Accurate identification of structural defects in materials using atomically resolved scanning transmission electron microscopy (STEM) is crucial for understanding materials structure property correlations. However, deep neural networks (DNNs) trained on simulated data for this classification task often struggle due to the issue of out-of-distribution when applied to experimental data. Moreover, nearly all previously supervised models fail to include additional information such as chemical composition and experimental conditions. To address this issue, we introduce a novel approach that employs a single multilayer perceptron (MLP) classifier trained on multislice simulated data, along with extra information, which we coin as context information. The context information, including chemical composition and experimental imaging conditions, is transformed into vectors and combined with Zernike moment representations of the image data [ 1, 2]. This ensures a single context-aware model can be trained on simulated data from various materials, as illustrated in Figure 1.

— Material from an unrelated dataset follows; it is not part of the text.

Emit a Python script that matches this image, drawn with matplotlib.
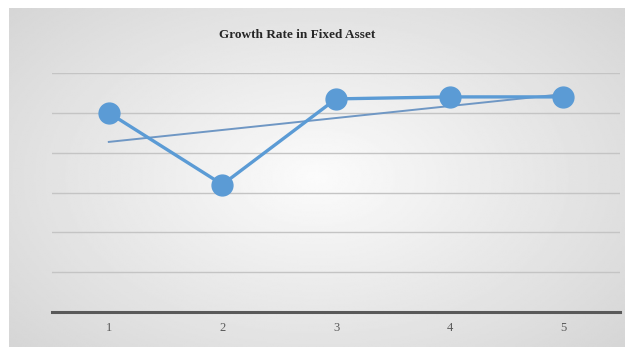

To evaluate the effectiveness of this context-aware model, we train our MLP on multislice simulated images of all available 1H MX2 monolayer transition metal dichalcogenides with various dopants, where M is the transition metal and X denotes the chalcogen element. We show that the MLP model achieves 96% accuracy on both training and testing datasets. We also evaluate the model performance on experimental high-angle annular dark field (HAADF) images of monolayer WSe₂ doped Cr. The classification results are consistent with those obtained by human experts, as shown in Figure 2. Additionally, we applied an attention model to the same datasets, which produced comparable outcomes.
Fig. 1.
Integrating context into a unified model. a. Context information (chemical composition, beam energy, detector range in STEM) is often neglected in prior deep learning models. b. Experimental and simulated datasets are used for training. c and e. Previous models trained without context require manual interpretation of outputs. d and f. Our approach encodes context as vectors combined with Zernike moments, enabling a unified model to produce interpretable defect labels across different materials and conditions.
Fig. 2.
Unified MLP identifying point defects in monolayer TMDCs. a. Accuracy curves for 70 epochs reach 96% on training and test datasets, covering 13 materials, 10 dopants, 3 energies, and 2 detectors. b. Classification of an experimental HAADF image of Cr-doped WSe₂, identifying single vacancies (green), double vacancies (cyan), and dopants (red). c. Mean patches for the five defect classes.